In the post-war years, Rognoni’s works on musical aesthetics stemmed from the intermingling between philosophy (or, as he used to call it, following Banfi’s example, “phenomenology of culture”) and art critique. His most important books on this subject, both published by Einaudi – Espressionismo e dodecafonia: La scuola musicale di Vienna (1954) and Rossini (1956) – allowed him to become professor of History of music at the University of Palermo (from 1957 to 1970) and later on at the University of Bologna (from 1971 to 1983). Despite this newly-achieved position, his nonconformism and political radicalism made it hard for him to be accepted within academic circles, although his great humanity and passion deeply influenced his students. Rognoni was a lively and enthusiastic person, whose original and often neglected work was able to influence a variety of cultural milieus. He had a keen interest in the modern form of artistic technique and communication, and from 1946 onwards, he collaborated to the first RAI TV broadcasts. Together with Alberto Mantelli, he was among the inventors of the Terzo Programma (his anecdotes on those years, when he was in touch with people such as Carlo Emilio Gadda, professor Cutolo, Mike Buongiorno, Franca Valeri, Massimo Girotti are unforgettable). A pioneer of cinematographic art, together with Alberto Lattuada, Luigi Comencini and others, he created in 1946 the Cineteca Italiana, which he directed from 1945 to 1956. He was also a film director: he realized several documentaries, like Cenacolo (1953), on the renovation of Leonardo’s Last Supper, whose soundtrack was expressly written by Luigi Dallapiccola, and Etruria viva (1955), with music by Fulvio Testi, as well as some retrospectives on silent cinema.

Rognoni was not just an expert and promoter of the expressionism of the Vienna music school (he also edited Adorno’s Filosofia della musica moderna). He also played an important role within Italian culture, insofar as he created a lively and critical connection between two generations of avant-garde musicians (Dallapiccola, Malipiero, Petrassi, on the one hand, and Berio, Nono, Maderna, on the other). Rognoni contributed, indeed, to the establishment of the Studio di fonologia musicale di Radio Milano, where Luciano Berio and Bruno Maderna introduced in Italy the most advanced experimental researches on sound and electronic music that were already practiced in Germany and in the US. During the 1960-70s (a time during which he alternated teaching at university, writing for magazines, and theatre directorship), Rognoni maintained an open attitude towards the new trends in musical research, even though he maintained, sentimentally and culturally, a tight bond with his post-romantic and expressionist formation.
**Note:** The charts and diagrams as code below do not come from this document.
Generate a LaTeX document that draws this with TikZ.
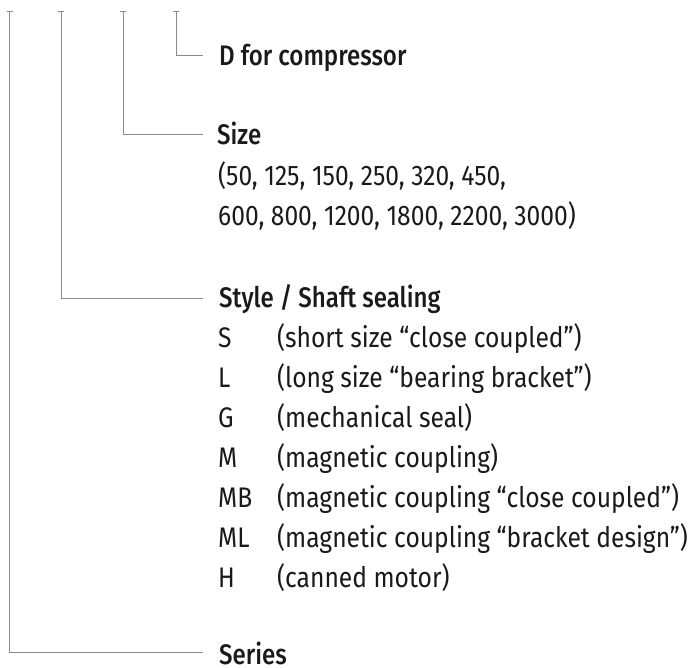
\documentclass[tikz,border=0pt]{standalone}
\usepackage{fontspec}
\setmainfont{Fira Sans}[FakeStretch=0.87]
\newfontfamily\headfont{Fira Sans Medium}[FakeStretch=0.85]
\definecolor{linegray}{HTML}{8A8A8A}
\definecolor{txt}{HTML}{1A1A1A}
\begin{document}
\begin{tikzpicture}[x=1pt,y=-1pt,
  conn/.style={draw=linegray,line width=1pt},
  head/.style={anchor=base west,inner sep=0pt,text=txt,font=\fontsize{28.3}{30}\headfont},
  body/.style={anchor=base west,inner sep=0pt,text=txt,font=\fontsize{28.3}{30}\selectfont}]
\useasboundingbox (0,0) rectangle (695,667);
% top ends
\coordinate (t1) at (9.5,11);
\coordinate (t2) at (61,11);
\coordinate (t3) at (123,11);
\coordinate (t4) at (176,11);
% labels
\node[head] (dcomp) at (219,65) {D for compressor};
\node[head] (size) at (217,144) {Size};
\node[body] (sz1) at (218,185) {(50, 125, 150, 250, 320, 450,};
\node[body] (sz2) at (218,225) {600, 800, 1200, 1800, 2200, 3000)};
\node[head] (style) at (219,307) {Style / Shaft sealing};
\node[body] (kS) at (218,347) {S};
\node[body] (dS) at (277,347) {(short size “close coupled”)};
\node[body] (kL) at (218,387) {L};
\node[body] (dL) at (277,387) {(long size “bearing bracket”)};
\node[body] (kG) at (218,427) {G};
\node[body] (dG) at (277,427) {(mechanical seal)};
\node[body] (kM) at (218,467) {M};
\node[body] (dM) at (277,467) {(magnetic coupling)};
\node[body] (kMB) at (218,507) {MB};
\node[body] (dMB) at (277,507) {(magnetic coupling “close coupled”)};
\node[body] (kML) at (218,547) {ML};
\node[body] (dML) at (277,547) {(magnetic coupling “bracket design”)};
\node[body] (kH) at (218,587) {H};
\node[body] (dH) at (277,587) {(canned motor)};
\node[head,text depth=0pt] (series) at (219,664) {Series};
% connector ends
\coordinate (e4) at (203,55);
\coordinate (e3) at (203,134);
\coordinate (e2) at (203,298);
\coordinate (e1) at (203,652.5);
% connectors
\draw[conn] (t4) |- (e4);
\draw[conn] (t3) |- (e3);
\draw[conn] (t2) |- (e2);
\draw[conn] (t1) |- (e1);
% top ticks
\foreach \t in {t1,t2,t3,t4}
  \draw[conn] ([xshift=-3pt]\t) -- ([xshift=3pt]\t);
\end{tikzpicture}
\end{document}
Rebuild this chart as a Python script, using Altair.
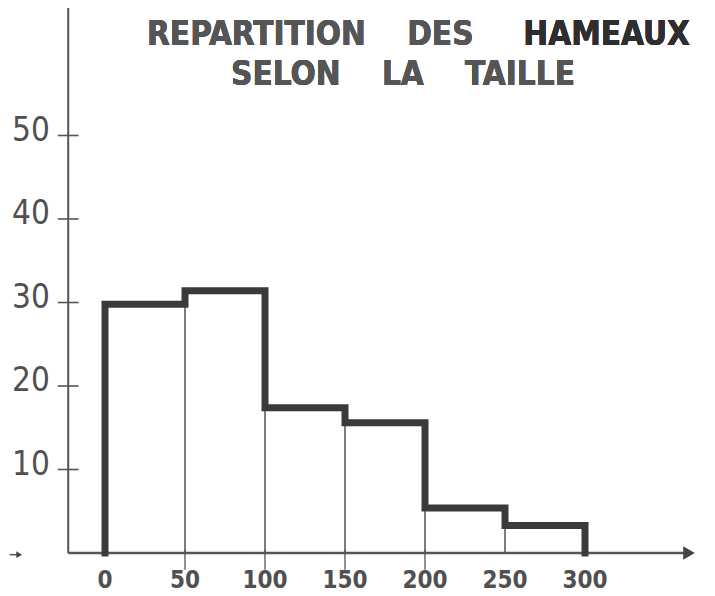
import altair as alt
import pandas as pd

# ---- data ----
bin_lo = [0, 50, 100, 150, 200, 250]
bin_hi = [50, 100, 150, 200, 250, 300]
counts = [29.8, 31.4, 17.4, 15.6, 5.4, 3.3]

x_ticks = [0, 50, 100, 150, 200, 250, 300]
x_tick_labels = ["0", "50", "100", "150", "200", "250", "300"]
x_tick_marks = [50, 100, 150, 200]
y_ticks = [10, 20, 30, 40, 50]
y_tick_labels = ["10", "20", "30", "40", "50"]

NB = "\u00a0" * 4
title_line1a = "REPARTITION" + NB + "DES"
title_line1b = "HAMEAUX"
title_line2 = "SELON" + NB + "LA" + NB + "TAILLE"

# ---- layout ----
W, H = 699, 588
PX_X, PX_Y = 1.6, 8.35
X0_PX, Y0_PX = 97, 545
XMIN = -X0_PX / PX_X
XMAX = XMIN + W / PX_X
YMAX = Y0_PX / PX_Y
YMIN = YMAX - H / PX_Y
YAXIS_X = -23
XAXIS_END = 362

FONT = "Liberation Sans Narrow, DejaVu Sans Condensed, Liberation Sans, sans-serif"

xs = alt.Scale(domain=[XMIN, XMAX], nice=False, zero=False)
ys = alt.Scale(domain=[YMIN, YMAX], nice=False, zero=False)

bars = pd.DataFrame({"lo": bin_lo, "hi": bin_hi, "n": counts, "base": [0] * len(counts)})

# outline of the histogram (step profile)
ox, oy = [bin_lo[0]], [0]
for lo, hi, c in zip(bin_lo, bin_hi, counts):
    ox += [lo, hi]
    oy += [c, c]
ox.append(bin_hi[-1])
oy.append(0)
outline = pd.DataFrame({"px": ox, "py": oy, "i": list(range(len(ox)))})

xt = pd.DataFrame({"xv": x_ticks, "label": x_tick_labels})
yt = pd.DataFrame({"yv": y_ticks, "label": y_tick_labels,
                   "xa": [YAXIS_X - 6.5] * len(y_ticks), "xb": [YAXIS_X + 6.5] * len(y_ticks)})
xm = pd.DataFrame({"xv": x_tick_marks, "ya": [0.4] * len(x_tick_marks), "yb": [-2.0] * len(x_tick_marks)})

# axis lines (decoration built from layout constants)
axes_df = pd.DataFrame({
    "xa": [YAXIS_X, YAXIS_X, XMIN + 1],
    "xb": [YAXIS_X, XAXIS_END, XMIN + 7],
    "ya": [0, 0, -0.2],
    "yb": [YMAX, 0, -0.2],
    "w": [2.0, 2.5, 1.5],
})
arrows_df = pd.DataFrame({"xv": [XAXIS_END + 3, XMIN + 7], "yv": [0, -0.2], "s": [180, 45]})

rects = alt.Chart(bars).mark_rect(filled=False, stroke="#666", strokeWidth=1.2).encode(
    x=alt.X("lo:Q", scale=xs, axis=None),
    x2="hi:Q",
    y=alt.Y("n:Q", scale=ys, axis=None),
    y2="base:Q",
)

profile = alt.Chart(outline).mark_line(
    color="#3a3a3a", strokeWidth=7, strokeJoin="miter", strokeCap="square"
).encode(
    x=alt.X("px:Q", scale=xs, axis=None),
    y=alt.Y("py:Q", scale=ys, axis=None),
    order="i:Q",
)

axes_lines = alt.Chart(axes_df).mark_rule(color="#555").encode(
    x=alt.X("xa:Q", scale=xs, axis=None),
    x2="xb:Q",
    y=alt.Y("ya:Q", scale=ys, axis=None),
    y2="yb:Q",
    strokeWidth=alt.StrokeWidth("w:Q", scale=None, legend=None),
)

arrows = alt.Chart(arrows_df).mark_point(
    shape="triangle-right", filled=True, color="#444", opacity=1
).encode(
    x=alt.X("xv:Q", scale=xs, axis=None),
    y=alt.Y("yv:Q", scale=ys, axis=None),
    size=alt.Size("s:Q", scale=None, legend=None),
)

yticks = alt.Chart(yt).mark_rule(color="#555", strokeWidth=1.6).encode(
    x=alt.X("xa:Q", scale=xs, axis=None),
    x2="xb:Q",
    y=alt.Y("yv:Q", scale=ys, axis=None),
)
xticks = alt.Chart(xm).mark_rule(color="#555", strokeWidth=1.3).encode(
    x=alt.X("xv:Q", scale=xs, axis=None),
    y=alt.Y("ya:Q", scale=ys, axis=None),
    y2="yb:Q",
)

ylabels = alt.Chart(yt).mark_text(
    align="right", baseline="middle", dx=-8, dy=-5, font=FONT, fontSize=33, color="#505050"
).encode(
    x=alt.X("xa:Q", scale=xs, axis=None),
    y=alt.Y("yv:Q", scale=ys, axis=None),
    text="label:N",
)
xlabels = alt.Chart(xt).mark_text(
    align="center", baseline="middle", font=FONT, fontSize=24, fontWeight="bold", color="#505050"
).encode(
    x=alt.X("xv:Q", scale=xs, axis=None),
    y=alt.value(Y0_PX + 28),
    text="label:N",
)

t1a = alt.Chart(bars).mark_text(
    align="left", baseline="middle", font=FONT, fontSize=33, fontWeight="bold", color="#555555",
    text=title_line1a,
).encode(x=alt.value(139), y=alt.value(27))
t1b = alt.Chart(bars).mark_text(
    align="right", baseline="middle", font=FONT, fontSize=33, fontWeight="bold", color="#2e2e2e",
    text=title_line1b,
).encode(x=alt.value(682), y=alt.value(27))
t2 = alt.Chart(bars).mark_text(
    align="center", baseline="middle", font=FONT, fontSize=33, fontWeight="bold", color="#555555",
    text=title_line2,
).encode(x=alt.value(395), y=alt.value(67))

chart = alt.layer(
    rects, axes_lines, xticks, yticks, profile, arrows,
    ylabels, xlabels, t1a, t1b, t2,
).properties(
    width=W, height=H, padding=0, autosize=alt.AutoSizeParams(type="none"), background="white"
).configure_view(stroke=None)

chart.save("out.html", embed_options={"renderer": "svg", "actions": False})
As a conclusion, we can say that Rognoni embodied the musical soul of the Milan School, setting up a continuous dialogue with Sereni, who represented the poetic voice of the group, as well as with the philosophers Paci and Preti, and the art critics Formaggio, Treccani, and Degrada.

[This paper was presented on the occasion of the 70° anniversary of the foundation of the Casa della Cultura, Milano 3 febbraio 2016. A slightly modified version already appeared in viaBorgogna3, n. 1, Milano 2016, p. 76-86, with the title: “Luigi Rognoni un intellettuale europeo”].